Miller ne prend peut-être pas le spectateur en otage, mais il le manipule à loisir, avec une structure complètement éclatée, héritée de celle du livre, petite machine dramatique où le destin a le dernier mot, et lie des trajectoires parallèles. "Le film engendre sa propre mécanique comme une horloge. Il n’y a qu’au cinéma qu’il y a autant de coïncidences. Ça fait partie du jeu, c’est un peu à prendre ou à laisser. Il faut accepter de se laisser faire." D’où l’utilisation de cartons intercalés, procédé un peu superflu, mais que le cinéaste revendique pleinement. "C’était pour installer clairement le système du film, explique-t-il, et pour que ce soit plus confortable pour le spectateur." Confortable pour la compréhension du récit, peut-être, mais certainement pas dans ce qu’il raconte. Sous ses allures anodines, Betty Fisher… est fidèle à l’univers de Miller, monde de violences sourdes, de culpabilités étouffantes, d’angoisses névrotiques, et où la famille pèse lourd. "C’est Jules Renard, je pense, qui a écrit: "La famille, c’est ceux qui nous aiment, et que nous aimons. Le reste ne veut pas dire grand-chose." La gestion de l’héritage familial est au coeur du film: on peut – un tout petit peu – choisir ses enfants, mais ses parents, jamais. C’est un film qui parle de choses douloureuses, mais il y a beaucoup d’humour."

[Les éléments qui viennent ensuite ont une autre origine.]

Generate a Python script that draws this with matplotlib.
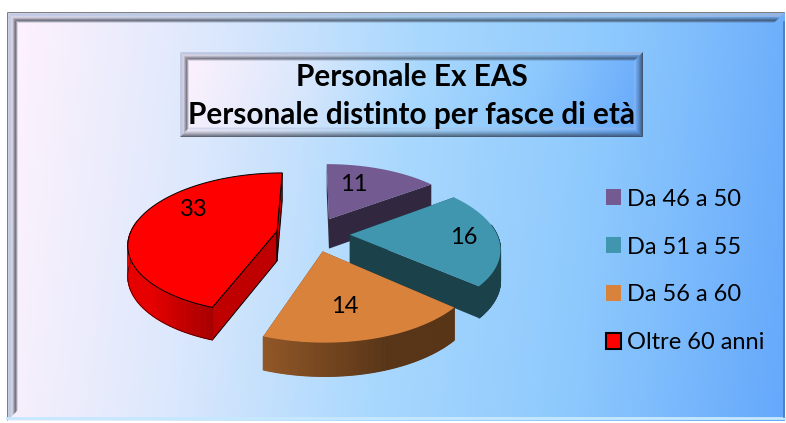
import numpy as np
import matplotlib
matplotlib.use("Agg")
import matplotlib.pyplot as plt
from matplotlib.patches import Polygon, Rectangle
from matplotlib.colors import LinearSegmentedColormap, to_rgb

labels = ["Da 46 a 50", "Da 51 a 55", "Da 56 a 60", "Oltre 60 anni"]
values = [11, 16, 14, 33]
top_colors = ["#735a90", "#3f96ae", "#d9823b", "#ff0000"]
title_lines = ["Personale Ex EAS", "Personale distinto per fasce di età"]
label_shift = [(-10, -2), (22, 1), (-6, 5), (4, -15)]

W, H = 786, 423
plt.rcParams["font.family"] = ["Lato", "DejaVu Sans"]
fig = plt.figure(figsize=(W / 100, H / 100), dpi=100)
ax = fig.add_axes([0, 0, 1, 1])
ax.axis("off")

bg_cmap = LinearSegmentedColormap.from_list("bg", ["#fff2fc", "#dce8fc", "#a9d8fe", "#8cc8fd", "#66a8fb"])

def gradient(x0, y0, x1, y1, z):
    xx, yy = np.meshgrid(np.linspace(0, 1, 200), np.linspace(0, 1, 40))
    ax.imshow(0.94 * xx + 0.06 * yy, extent=(x0, x1, y1, y0), cmap=bg_cmap,
              vmin=0, vmax=1, aspect="auto", zorder=z)

LIGHT, DARK = "#a8b8d8", "#303848"

def band(side, x0, y0, x1, y1, layers, z):
    """Mitred bevel strips, layer by layer from the outer edge inward."""
    for i, (c, a) in enumerate(layers):
        if side == "top":
            pts = [(x0 + i, y0 + i), (x1 - i, y0 + i), (x1 - i - 1, y0 + i + 1), (x0 + i + 1, y0 + i + 1)]
        elif side == "bottom":
            pts = [(x0 + i, y1 - i), (x1 - i, y1 - i), (x1 - i - 1, y1 - i - 1), (x0 + i + 1, y1 - i - 1)]
        elif side == "left":
            pts = [(x0 + i, y0 + i), (x0 + i, y1 - i), (x0 + i + 1, y1 - i - 1), (x0 + i + 1, y0 + i + 1)]
        else:
            pts = [(x1 - i, y0 + i), (x1 - i, y1 - i), (x1 - i - 1, y1 - i - 1), (x1 - i - 1, y0 + i + 1)]
        ax.add_patch(Polygon(pts, fc=c, alpha=a, ec="none", zorder=z))

gradient(7, 12, 785, 421, 0)
frame = [("#808080", 1), (LIGHT, .6), (LIGHT, .7), (LIGHT, .65), (LIGHT, .5), (DARK, .2),
         (DARK, .35), (DARK, .55), (DARK, .65), (DARK, .45), (DARK, .15)]
band("top", 7, 12, 785, 421, frame, 1)
band("left", 7, 12, 785, 421, frame, 1)
ax.plot([7, 785], [418, 418], color="#c6e8ff", lw=2.0, zorder=2)
ax.plot([784, 784], [22, 417], color="#4a78c0", lw=1.2, zorder=2)

gradient(180, 52, 643, 137, 3)
box_in = [(LIGHT, .65), (LIGHT, .75), (LIGHT, .6), (DARK, .18), (DARK, .32), (DARK, .48), (DARK, .62), (DARK, .42), (DARK, .15)]
box_out = [(DARK, .75), (DARK, .6), (DARK, .48), (DARK, .36), (DARK, .25), (DARK, .15), (DARK, .07), (LIGHT, .25), (LIGHT, .4), (LIGHT, .2)]
band("top", 180, 52, 643, 137, box_in, 4)
band("left", 180, 52, 643, 137, box_in, 4)
band("right", 180, 52, 643, 137, box_out, 4)
band("bottom", 180, 52, 643, 137, box_out, 4)
ax.text(411.5, 77, title_lines[0], ha="center", va="center", fontsize=21.4, fontweight="bold", color="black", zorder=6)
ax.text(411.5, 115, title_lines[1], ha="center", va="center", fontsize=21.4, fontweight="bold", color="black", zorder=6)

# perspective projection of the disc
CX, CY, A, B, K, DEPTH, EXPLODE = 313.0, 234.0, 147.0, 69.0, 0.17, 30.0, 0.25

def project(x, y, z=0.0):
    w = 1 + K * np.asarray(y)
    return CX + A * np.asarray(x) / w, CY - B * np.asarray(y) / w + z * DEPTH / np.sqrt(w)

def shade(c, f):
    return tuple(min(1, v * f) for v in to_rgb(c))

edges = np.concatenate([[0], np.cumsum(values)]) / np.sum(values) * 2 * np.pi
order = [0, 1, 3, 2]
for i in order:
    a0, a1 = edges[i], edges[i + 1]
    mid = (a0 + a1) / 2
    ox, oy = EXPLODE * np.sin(mid), EXPLODE * np.cos(mid)
    col = top_colors[i]
    t = np.linspace(a0, a1, 120)
    xs, ys = ox + np.sin(t), oy + np.cos(t)
    z = 10 + order.index(i)
    edge = "black" if i == 3 else "none"
    elw = 0.7 if i == 3 else 0
    face = 0.75 if i == 3 else 0.43
    for ang in (a0, a1):
        ex, ey = [ox, ox + np.sin(ang)], [oy, oy + np.cos(ang)]
        px0, py0 = project(ex, ey, 0)
        px1, py1 = project(ex, ey, 1)
        ax.add_patch(Polygon(np.column_stack([np.r_[px0, px1[::-1]], np.r_[py0, py1[::-1]]]),
                             fc=shade(col, face), ec=edge, lw=elw, zorder=z))
    for j in range(len(t) - 1):
        if np.cos((t[j] + t[j + 1]) / 2) > 0.15:
            continue
        sx = np.sin(t[j])
        f = {0: .45, 1: .43, 2: max(.41, .67 - .42 * (sx + .33) / 1.08), 3: .66 + .24 * min(1, (-sx - .33) / .4)}[i]
        px0, py0 = project(xs[j:j + 2], ys[j:j + 2], 0)
        px1, py1 = project(xs[j:j + 2], ys[j:j + 2], 1)
        ax.add_patch(Polygon(np.column_stack([np.r_[px0, px1[::-1]], np.r_[py0, py1[::-1]]]),
                             fc=shade(col, f), ec=shade(col, f), lw=0.8, zorder=z))
    if i == 3:
        m = np.cos(t) < .15
        px1, py1 = project(xs, ys, 1)
        ax.plot(px1[m], py1[m], color="#400000", lw=0.5, zorder=z + .2)
    px, py = project(np.r_[ox, xs], np.r_[oy, ys], 0)
    ax.add_patch(Polygon(np.column_stack([px, py]), fc=col, ec=edge, lw=elw, zorder=z + .5))
    lx, ly = project(ox + 0.62 * np.sin(mid), oy + 0.62 * np.cos(mid), 0)
    ax.text(lx + label_shift[i][0], ly + label_shift[i][1], str(values[i]), ha="center", va="center",
            fontsize=17, color="black", zorder=30)

handles = [Rectangle((0, 0), 1, 1, fc=c, ec="black" if n == 3 else "none", lw=1.5)
           for n, c in enumerate(top_colors)]
ax.legend(handles, labels, loc="center left", bbox_to_anchor=(606 / W, 1 - 271 / H), frameon=False,
          fontsize=17, handlelength=0.65, handleheight=0.65, handletextpad=0.25, labelspacing=1.14,
          borderpad=0, borderaxespad=0).set_zorder(40)

ax.set_xlim(0, W)
ax.set_ylim(H, 0)
fig.savefig("out.png", dpi=100, facecolor="white")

Est-ce la cure de jouvence provoquée par La Chambre des magiciennes, tournée en digital et avec une équipe réduite, qui déteint sur ce film-ci? Toujours est-il qu’on sent le plaisir que Miller a eu à fabriquer Betty Fisher…, un travail d’orfèvre, qui s’amuse à tricoter une histoire tortueuse, et tout à fait amorale. Une femme qui s’approprie l’enfant d’une autre. Une jeune mère – indigne ou impropre à la maternité? – qui semble s’accommoder de la disparition de son fils. Mine de rien, Miller nous place face à ces personnages en dehors de la morale, et s’amuse à mêler les cartes. On pense inévitablement à Hitchcock lorsqu’on songe à ce jeu de manipulation du spectateur. "Dès l’écriture, j’ai envisagé Nicole Garcia, et là, j’ai pensé à Hitchcock. Je voulais une belle grande femme, blonde et solaire, pour qu’il y ait une filiation physique avec Kiberlain. Avec Nicole, on se disait toujours que c’était une histoire d’amour, un rachat par rapport à l’enfance qu’elle a donnée à sa fille. C’est impossible de trouver son personnage sympathique, mais il fallait qu’on ait des réactions ambiguës."

On n’avait pas vu Nicole Garcia au grand écran depuis 1993, dans Aux petits bonheurs. Consacrant désormais son temps à la réalisation (Le Fils préféré, Place Vendôme) et au théâtre (Scènes de la vie conjugale, pendant deux ans, sur une scène parisienne), la comédienne fait un retour marquant, dans ce rôle taillé sur mesure. Marchant sur la corde raide entre caricature et naturalisme, elle compose un incroyable personnage de femme dérangée, qui, dans la salle, suscite autant la réprobation, l’incrédulité que les rires. Quant à Luck Mervil, c’est une révélation, dans ce rôle d’un bon gars intègre. "Je ne le connaissais pas du tout, confie Miller, alors, on a fait des essais, et il était excellent. C’est un très bon acteur, il a une grande honnêteté de regard."

Avec, dans ses cartons, une adaptation moderne de La Mouette, et un scénario, "plutôt comique", de Jackie Berroyer, sur la disparition d’un président évoquant de Gaulle, Claude Miller est parti sur une belle lancée.